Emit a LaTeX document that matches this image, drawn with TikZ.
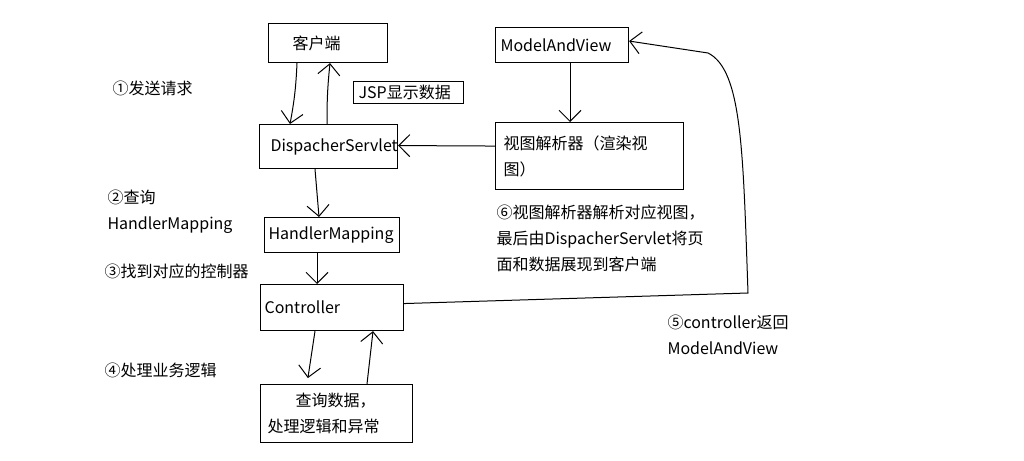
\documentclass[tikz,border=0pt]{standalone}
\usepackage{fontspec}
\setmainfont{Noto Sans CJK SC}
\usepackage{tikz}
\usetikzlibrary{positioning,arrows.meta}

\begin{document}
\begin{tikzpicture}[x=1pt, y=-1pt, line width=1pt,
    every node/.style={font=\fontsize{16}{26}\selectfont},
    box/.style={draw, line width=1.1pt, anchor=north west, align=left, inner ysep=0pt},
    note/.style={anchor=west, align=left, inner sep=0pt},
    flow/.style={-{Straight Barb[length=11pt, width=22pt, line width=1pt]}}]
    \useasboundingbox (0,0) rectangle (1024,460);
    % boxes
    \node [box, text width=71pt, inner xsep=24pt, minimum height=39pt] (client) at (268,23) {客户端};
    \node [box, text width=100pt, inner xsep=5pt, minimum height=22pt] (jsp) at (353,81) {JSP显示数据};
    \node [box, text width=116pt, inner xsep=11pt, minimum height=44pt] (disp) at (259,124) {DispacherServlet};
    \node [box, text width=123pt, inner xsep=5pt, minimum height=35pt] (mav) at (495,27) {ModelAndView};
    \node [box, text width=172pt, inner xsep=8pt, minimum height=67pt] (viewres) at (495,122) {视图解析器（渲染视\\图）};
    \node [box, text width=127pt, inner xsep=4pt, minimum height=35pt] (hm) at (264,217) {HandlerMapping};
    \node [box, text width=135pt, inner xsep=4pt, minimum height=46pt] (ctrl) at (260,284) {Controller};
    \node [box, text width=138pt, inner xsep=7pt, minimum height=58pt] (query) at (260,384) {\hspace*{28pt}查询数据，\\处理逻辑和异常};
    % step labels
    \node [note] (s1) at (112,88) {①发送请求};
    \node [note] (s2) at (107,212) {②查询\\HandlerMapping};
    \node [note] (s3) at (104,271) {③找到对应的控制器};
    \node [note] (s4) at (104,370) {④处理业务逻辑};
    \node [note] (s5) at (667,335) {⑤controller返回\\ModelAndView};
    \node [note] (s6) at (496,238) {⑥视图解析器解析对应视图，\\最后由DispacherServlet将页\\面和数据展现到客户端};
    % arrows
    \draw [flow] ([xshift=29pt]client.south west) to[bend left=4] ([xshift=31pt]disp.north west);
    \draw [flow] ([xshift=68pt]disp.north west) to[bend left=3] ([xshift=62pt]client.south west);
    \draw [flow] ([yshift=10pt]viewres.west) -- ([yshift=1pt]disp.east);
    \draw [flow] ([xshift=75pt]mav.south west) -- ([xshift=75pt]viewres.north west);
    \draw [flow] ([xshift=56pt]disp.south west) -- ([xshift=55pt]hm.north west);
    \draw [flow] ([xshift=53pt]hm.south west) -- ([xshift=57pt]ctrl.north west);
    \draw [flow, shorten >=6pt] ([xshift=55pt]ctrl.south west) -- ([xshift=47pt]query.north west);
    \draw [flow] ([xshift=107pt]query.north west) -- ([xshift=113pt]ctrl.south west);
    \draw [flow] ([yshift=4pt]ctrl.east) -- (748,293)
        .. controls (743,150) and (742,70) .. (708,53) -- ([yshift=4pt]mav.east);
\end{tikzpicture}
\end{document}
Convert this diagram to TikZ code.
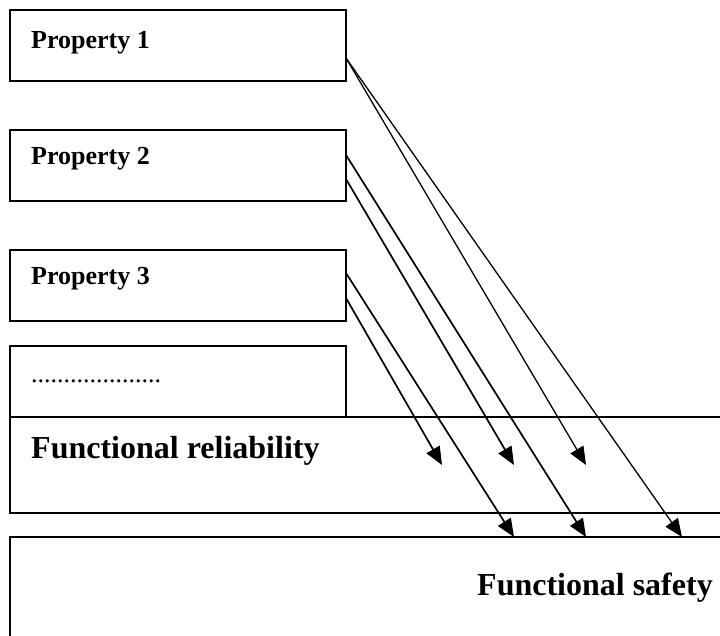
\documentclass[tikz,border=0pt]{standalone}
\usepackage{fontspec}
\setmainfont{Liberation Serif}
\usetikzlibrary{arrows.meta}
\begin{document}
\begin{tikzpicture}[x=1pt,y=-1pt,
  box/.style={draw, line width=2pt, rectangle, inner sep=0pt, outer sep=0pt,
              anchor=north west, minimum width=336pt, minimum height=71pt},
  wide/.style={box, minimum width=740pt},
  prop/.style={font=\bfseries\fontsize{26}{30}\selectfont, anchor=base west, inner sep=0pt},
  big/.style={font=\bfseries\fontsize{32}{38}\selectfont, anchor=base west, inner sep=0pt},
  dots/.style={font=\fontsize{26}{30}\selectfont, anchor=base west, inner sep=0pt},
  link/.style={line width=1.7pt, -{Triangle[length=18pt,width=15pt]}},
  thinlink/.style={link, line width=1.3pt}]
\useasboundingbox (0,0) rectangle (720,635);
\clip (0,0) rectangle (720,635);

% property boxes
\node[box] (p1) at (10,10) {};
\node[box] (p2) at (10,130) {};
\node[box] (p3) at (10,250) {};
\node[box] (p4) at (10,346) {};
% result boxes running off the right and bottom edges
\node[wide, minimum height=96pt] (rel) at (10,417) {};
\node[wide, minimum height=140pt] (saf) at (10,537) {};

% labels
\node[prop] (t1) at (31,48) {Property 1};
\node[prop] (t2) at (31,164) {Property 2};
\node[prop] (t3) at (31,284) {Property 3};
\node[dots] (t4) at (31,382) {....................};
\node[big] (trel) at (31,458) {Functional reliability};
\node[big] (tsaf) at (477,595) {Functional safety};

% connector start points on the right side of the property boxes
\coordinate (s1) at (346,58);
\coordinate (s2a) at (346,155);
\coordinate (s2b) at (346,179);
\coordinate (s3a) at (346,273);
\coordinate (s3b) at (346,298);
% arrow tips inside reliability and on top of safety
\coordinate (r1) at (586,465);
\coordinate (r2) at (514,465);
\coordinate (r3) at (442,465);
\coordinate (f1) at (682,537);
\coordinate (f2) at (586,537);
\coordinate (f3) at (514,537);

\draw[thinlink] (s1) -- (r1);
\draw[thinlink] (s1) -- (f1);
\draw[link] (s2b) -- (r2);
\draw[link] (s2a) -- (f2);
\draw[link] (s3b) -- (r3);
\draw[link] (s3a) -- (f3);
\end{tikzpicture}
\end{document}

* * *

» **EXERCISE**
Quote the preceding records in their entirety, excluding every picture.

» **COMPLETE OUTPUT**
Emit a LaTeX document that matches this image, drawn with TikZ.
\documentclass[tikz,border=0pt]{standalone}
\usepackage{fontspec}
\setmainfont{Noto Sans CJK SC}
\usepackage{tikz}
\usetikzlibrary{positioning,arrows.meta}

\begin{document}
\begin{tikzpicture}[x=1pt, y=-1pt, line width=1pt,
    every node/.style={font=\fontsize{16}{26}\selectfont},
    box/.style={draw, line width=1.1pt, anchor=north west, align=left, inner ysep=0pt},
    note/.style={anchor=west, align=left, inner sep=0pt},
    flow/.style={-{Straight Barb[length=11pt, width=22pt, line width=1pt]}}]
    \useasboundingbox (0,0) rectangle (1024,460);
    % boxes
    \node [box, text width=71pt, inner xsep=24pt, minimum height=39pt] (client) at (268,23) {客户端};
    \node [box, text width=100pt, inner xsep=5pt, minimum height=22pt] (jsp) at (353,81) {JSP显示数据};
    \node [box, text width=116pt, inner xsep=11pt, minimum height=44pt] (disp) at (259,124) {DispacherServlet};
    \node [box, text width=123pt, inner xsep=5pt, minimum height=35pt] (mav) at (495,27) {ModelAndView};
    \node [box, text width=172pt, inner xsep=8pt, minimum height=67pt] (viewres) at (495,122) {视图解析器（渲染视\\图）};
    \node [box, text width=127pt, inner xsep=4pt, minimum height=35pt] (hm) at (264,217) {HandlerMapping};
    \node [box, text width=135pt, inner xsep=4pt, minimum height=46pt] (ctrl) at (260,284) {Controller};
    \node [box, text width=138pt, inner xsep=7pt, minimum height=58pt] (query) at (260,384) {\hspace*{28pt}查询数据，\\处理逻辑和异常};
    % step labels
    \node [note] (s1) at (112,88) {①发送请求};
    \node [note] (s2) at (107,212) {②查询\\HandlerMapping};
    \node [note] (s3) at (104,271) {③找到对应的控制器};
    \node [note] (s4) at (104,370) {④处理业务逻辑};
    \node [note] (s5) at (667,335) {⑤controller返回\\ModelAndView};
    \node [note] (s6) at (496,238) {⑥视图解析器解析对应视图，\\最后由DispacherServlet将页\\面和数据展现到客户端};
    % arrows
    \draw [flow] ([xshift=29pt]client.south west) to[bend left=4] ([xshift=31pt]disp.north west);
    \draw [flow] ([xshift=68pt]disp.north west) to[bend left=3] ([xshift=62pt]client.south west);
    \draw [flow] ([yshift=10pt]viewres.west) -- ([yshift=1pt]disp.east);
    \draw [flow] ([xshift=75pt]mav.south west) -- ([xshift=75pt]viewres.north west);
    \draw [flow] ([xshift=56pt]disp.south west) -- ([xshift=55pt]hm.north west);
    \draw [flow] ([xshift=53pt]hm.south west) -- ([xshift=57pt]ctrl.north west);
    \draw [flow, shorten >=6pt] ([xshift=55pt]ctrl.south west) -- ([xshift=47pt]query.north west);
    \draw [flow] ([xshift=107pt]query.north west) -- ([xshift=113pt]ctrl.south west);
    \draw [flow] ([yshift=4pt]ctrl.east) -- (748,293)
        .. controls (743,150) and (742,70) .. (708,53) -- ([yshift=4pt]mav.east);
\end{tikzpicture}
\end{document}
Convert this diagram to TikZ code.
\documentclass[tikz,border=0pt]{standalone}
\usepackage{fontspec}
\setmainfont{Liberation Serif}
\usetikzlibrary{arrows.meta}
\begin{document}
\begin{tikzpicture}[x=1pt,y=-1pt,
  box/.style={draw, line width=2pt, rectangle, inner sep=0pt, outer sep=0pt,
              anchor=north west, minimum width=336pt, minimum height=71pt},
  wide/.style={box, minimum width=740pt},
  prop/.style={font=\bfseries\fontsize{26}{30}\selectfont, anchor=base west, inner sep=0pt},
  big/.style={font=\bfseries\fontsize{32}{38}\selectfont, anchor=base west, inner sep=0pt},
  dots/.style={font=\fontsize{26}{30}\selectfont, anchor=base west, inner sep=0pt},
  link/.style={line width=1.7pt, -{Triangle[length=18pt,width=15pt]}},
  thinlink/.style={link, line width=1.3pt}]
\useasboundingbox (0,0) rectangle (720,635);
\clip (0,0) rectangle (720,635);

% property boxes
\node[box] (p1) at (10,10) {};
\node[box] (p2) at (10,130) {};
\node[box] (p3) at (10,250) {};
\node[box] (p4) at (10,346) {};
% result boxes running off the right and bottom edges
\node[wide, minimum height=96pt] (rel) at (10,417) {};
\node[wide, minimum height=140pt] (saf) at (10,537) {};

% labels
\node[prop] (t1) at (31,48) {Property 1};
\node[prop] (t2) at (31,164) {Property 2};
\node[prop] (t3) at (31,284) {Property 3};
\node[dots] (t4) at (31,382) {....................};
\node[big] (trel) at (31,458) {Functional reliability};
\node[big] (tsaf) at (477,595) {Functional safety};

% connector start points on the right side of the property boxes
\coordinate (s1) at (346,58);
\coordinate (s2a) at (346,155);
\coordinate (s2b) at (346,179);
\coordinate (s3a) at (346,273);
\coordinate (s3b) at (346,298);
% arrow tips inside reliability and on top of safety
\coordinate (r1) at (586,465);
\coordinate (r2) at (514,465);
\coordinate (r3) at (442,465);
\coordinate (f1) at (682,537);
\coordinate (f2) at (586,537);
\coordinate (f3) at (514,537);

\draw[thinlink] (s1) -- (r1);
\draw[thinlink] (s1) -- (f1);
\draw[link] (s2b) -- (r2);
\draw[link] (s2a) -- (f2);
\draw[link] (s3b) -- (r3);
\draw[link] (s3a) -- (f3);
\end{tikzpicture}
\end{document}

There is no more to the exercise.